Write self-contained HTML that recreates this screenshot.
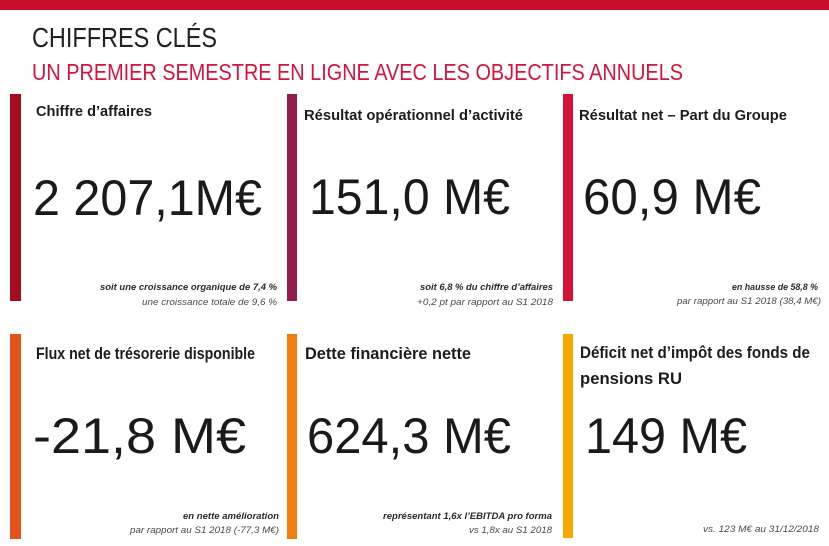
<!DOCTYPE html>
<html>
<head>
<meta charset="utf-8">
<style>
  html,body{margin:0;padding:0;background:#fff;}
  svg{display:block;}
  text{font-family:"Liberation Sans",Arial,sans-serif;}
  .lab{font-weight:bold;fill:#1c1c1c;}
  .big{fill:#1a1a1a;font-size:50px;}
  .sb{font-style:italic;font-weight:bold;fill:#2a2a2a;font-size:9.5px;}
  .sn{font-style:italic;fill:#4a4a4a;font-size:9.5px;}
</style>
</head>
<body>
<svg width="829" height="546" viewBox="0 0 829 546" xmlns="http://www.w3.org/2000/svg">
  <rect x="0" y="0" width="829" height="546" fill="#ffffff"/>
  <!-- top band -->
  <rect x="0" y="0" width="829" height="10" fill="#c90c2c"/>

  <!-- titles -->
  <text x="32" y="47" font-size="28" fill="#222" textLength="185" lengthAdjust="spacingAndGlyphs">CHIFFRES CLÉS</text>
  <text x="32" y="80" font-size="23" fill="#d5143c" textLength="651" lengthAdjust="spacingAndGlyphs">UN PREMIER SEMESTRE EN LIGNE AVEC LES OBJECTIFS ANNUELS</text>

  <!-- bars -->
  <rect x="10" y="94" width="11" height="207" fill="#a50d1c"/>
  <rect x="287" y="94" width="10" height="207" fill="#931d4e"/>
  <rect x="563" y="94" width="10" height="207" fill="#d5133a"/>
  <rect x="10" y="334" width="11" height="205" fill="#e5531d"/>
  <rect x="287" y="334" width="10" height="205" fill="#ef7d11"/>
  <rect x="563" y="334" width="10" height="204" fill="#f5a800"/>

  <!-- row 1 labels -->
  <text class="lab" x="36" y="116" font-size="14.5" textLength="116" lengthAdjust="spacingAndGlyphs">Chiffre d’affaires</text>
  <text class="lab" x="304" y="120" font-size="14.5" textLength="219" lengthAdjust="spacingAndGlyphs">Résultat opérationnel d’activité</text>
  <text class="lab" x="579" y="120" font-size="14.5" textLength="208" lengthAdjust="spacingAndGlyphs">Résultat net – Part du Groupe</text>

  <!-- row 1 big numbers -->
  <text class="big" x="33" y="215" textLength="229" lengthAdjust="spacingAndGlyphs">2 207,1M€</text>
  <text class="big" x="309" y="214" textLength="201" lengthAdjust="spacingAndGlyphs">151,0 M€</text>
  <text class="big" x="583" y="214" textLength="178" lengthAdjust="spacingAndGlyphs">60,9 M€</text>

  <!-- row 1 small -->
  <text class="sb" x="100" y="290" textLength="177" lengthAdjust="spacingAndGlyphs">soit une croissance organique de  7,4 %</text>
  <text class="sn" x="142" y="305" textLength="135" lengthAdjust="spacingAndGlyphs">une croissance totale de  9,6 %</text>
  <text class="sb" x="420" y="290" textLength="133" lengthAdjust="spacingAndGlyphs">soit 6,8 % du chiffre d’affaires</text>
  <text class="sn" x="417" y="305" textLength="136" lengthAdjust="spacingAndGlyphs">+0,2 pt par rapport au S1 2018</text>
  <text class="sb" x="732" y="290" textLength="86" lengthAdjust="spacingAndGlyphs">en hausse de 58,8 %</text>
  <text class="sn" x="677" y="304" textLength="144" lengthAdjust="spacingAndGlyphs">par rapport au S1 2018 (38,4 M€)</text>

  <!-- row 2 labels -->
  <text class="lab" x="36" y="359" font-size="17" textLength="219" lengthAdjust="spacingAndGlyphs">Flux net de trésorerie disponible</text>
  <text class="lab" x="305" y="359" font-size="17" textLength="166" lengthAdjust="spacingAndGlyphs">Dette financière nette</text>
  <text class="lab" x="580" y="358" font-size="17" textLength="230" lengthAdjust="spacingAndGlyphs">Déficit net d’impôt des fonds de</text>
  <text class="lab" x="580" y="384" font-size="17" textLength="102" lengthAdjust="spacingAndGlyphs">pensions RU</text>

  <!-- row 2 big numbers -->
  <text class="big" x="33" y="453" textLength="213" lengthAdjust="spacingAndGlyphs">-21,8 M€</text>
  <text class="big" x="307" y="453" textLength="204" lengthAdjust="spacingAndGlyphs">624,3 M€</text>
  <text class="big" x="585" y="453" textLength="162" lengthAdjust="spacingAndGlyphs">149 M€</text>

  <!-- row 2 small -->
  <text class="sb" x="183" y="519" textLength="96" lengthAdjust="spacingAndGlyphs">en nette amélioration</text>
  <text class="sn" x="130" y="533" textLength="149" lengthAdjust="spacingAndGlyphs">par rapport au S1 2018 (-77,3 M€)</text>
  <text class="sb" x="383" y="519" textLength="169" lengthAdjust="spacingAndGlyphs">représentant 1,6x l’EBITDA pro forma</text>
  <text class="sn" x="469" y="533" textLength="83" lengthAdjust="spacingAndGlyphs">vs 1,8x au S1 2018</text>
  <text class="sn" x="703" y="532" textLength="116" lengthAdjust="spacingAndGlyphs">vs. 123 M€ au 31/12/2018</text>
</svg>
</body>
</html>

== == ==

(Task prompt) Restate the full listing verbatim and drop every picture.

(Task output)
Write self-contained HTML that recreates this screenshot.
<!DOCTYPE html>
<html>
<head>
<meta charset="utf-8">
<style>
  html,body{margin:0;padding:0;background:#fff;}
  svg{display:block;}
  text{font-family:"Liberation Sans",Arial,sans-serif;}
  .lab{font-weight:bold;fill:#1c1c1c;}
  .big{fill:#1a1a1a;font-size:50px;}
  .sb{font-style:italic;font-weight:bold;fill:#2a2a2a;font-size:9.5px;}
  .sn{font-style:italic;fill:#4a4a4a;font-size:9.5px;}
</style>
</head>
<body>
<svg width="829" height="546" viewBox="0 0 829 546" xmlns="http://www.w3.org/2000/svg">
  <rect x="0" y="0" width="829" height="546" fill="#ffffff"/>
  <!-- top band -->
  <rect x="0" y="0" width="829" height="10" fill="#c90c2c"/>

  <!-- titles -->
  <text x="32" y="47" font-size="28" fill="#222" textLength="185" lengthAdjust="spacingAndGlyphs">CHIFFRES CLÉS</text>
  <text x="32" y="80" font-size="23" fill="#d5143c" textLength="651" lengthAdjust="spacingAndGlyphs">UN PREMIER SEMESTRE EN LIGNE AVEC LES OBJECTIFS ANNUELS</text>

  <!-- bars -->
  <rect x="10" y="94" width="11" height="207" fill="#a50d1c"/>
  <rect x="287" y="94" width="10" height="207" fill="#931d4e"/>
  <rect x="563" y="94" width="10" height="207" fill="#d5133a"/>
  <rect x="10" y="334" width="11" height="205" fill="#e5531d"/>
  <rect x="287" y="334" width="10" height="205" fill="#ef7d11"/>
  <rect x="563" y="334" width="10" height="204" fill="#f5a800"/>

  <!-- row 1 labels -->
  <text class="lab" x="36" y="116" font-size="14.5" textLength="116" lengthAdjust="spacingAndGlyphs">Chiffre d’affaires</text>
  <text class="lab" x="304" y="120" font-size="14.5" textLength="219" lengthAdjust="spacingAndGlyphs">Résultat opérationnel d’activité</text>
  <text class="lab" x="579" y="120" font-size="14.5" textLength="208" lengthAdjust="spacingAndGlyphs">Résultat net – Part du Groupe</text>

  <!-- row 1 big numbers -->
  <text class="big" x="33" y="215" textLength="229" lengthAdjust="spacingAndGlyphs">2 207,1M€</text>
  <text class="big" x="309" y="214" textLength="201" lengthAdjust="spacingAndGlyphs">151,0 M€</text>
  <text class="big" x="583" y="214" textLength="178" lengthAdjust="spacingAndGlyphs">60,9 M€</text>

  <!-- row 1 small -->
  <text class="sb" x="100" y="290" textLength="177" lengthAdjust="spacingAndGlyphs">soit une croissance organique de  7,4 %</text>
  <text class="sn" x="142" y="305" textLength="135" lengthAdjust="spacingAndGlyphs">une croissance totale de  9,6 %</text>
  <text class="sb" x="420" y="290" textLength="133" lengthAdjust="spacingAndGlyphs">soit 6,8 % du chiffre d’affaires</text>
  <text class="sn" x="417" y="305" textLength="136" lengthAdjust="spacingAndGlyphs">+0,2 pt par rapport au S1 2018</text>
  <text class="sb" x="732" y="290" textLength="86" lengthAdjust="spacingAndGlyphs">en hausse de 58,8 %</text>
  <text class="sn" x="677" y="304" textLength="144" lengthAdjust="spacingAndGlyphs">par rapport au S1 2018 (38,4 M€)</text>

  <!-- row 2 labels -->
  <text class="lab" x="36" y="359" font-size="17" textLength="219" lengthAdjust="spacingAndGlyphs">Flux net de trésorerie disponible</text>
  <text class="lab" x="305" y="359" font-size="17" textLength="166" lengthAdjust="spacingAndGlyphs">Dette financière nette</text>
  <text class="lab" x="580" y="358" font-size="17" textLength="230" lengthAdjust="spacingAndGlyphs">Déficit net d’impôt des fonds de</text>
  <text class="lab" x="580" y="384" font-size="17" textLength="102" lengthAdjust="spacingAndGlyphs">pensions RU</text>

  <!-- row 2 big numbers -->
  <text class="big" x="33" y="453" textLength="213" lengthAdjust="spacingAndGlyphs">-21,8 M€</text>
  <text class="big" x="307" y="453" textLength="204" lengthAdjust="spacingAndGlyphs">624,3 M€</text>
  <text class="big" x="585" y="453" textLength="162" lengthAdjust="spacingAndGlyphs">149 M€</text>

  <!-- row 2 small -->
  <text class="sb" x="183" y="519" textLength="96" lengthAdjust="spacingAndGlyphs">en nette amélioration</text>
  <text class="sn" x="130" y="533" textLength="149" lengthAdjust="spacingAndGlyphs">par rapport au S1 2018 (-77,3 M€)</text>
  <text class="sb" x="383" y="519" textLength="169" lengthAdjust="spacingAndGlyphs">représentant 1,6x l’EBITDA pro forma</text>
  <text class="sn" x="469" y="533" textLength="83" lengthAdjust="spacingAndGlyphs">vs 1,8x au S1 2018</text>
  <text class="sn" x="703" y="532" textLength="116" lengthAdjust="spacingAndGlyphs">vs. 123 M€ au 31/12/2018</text>
</svg>
</body>
</html>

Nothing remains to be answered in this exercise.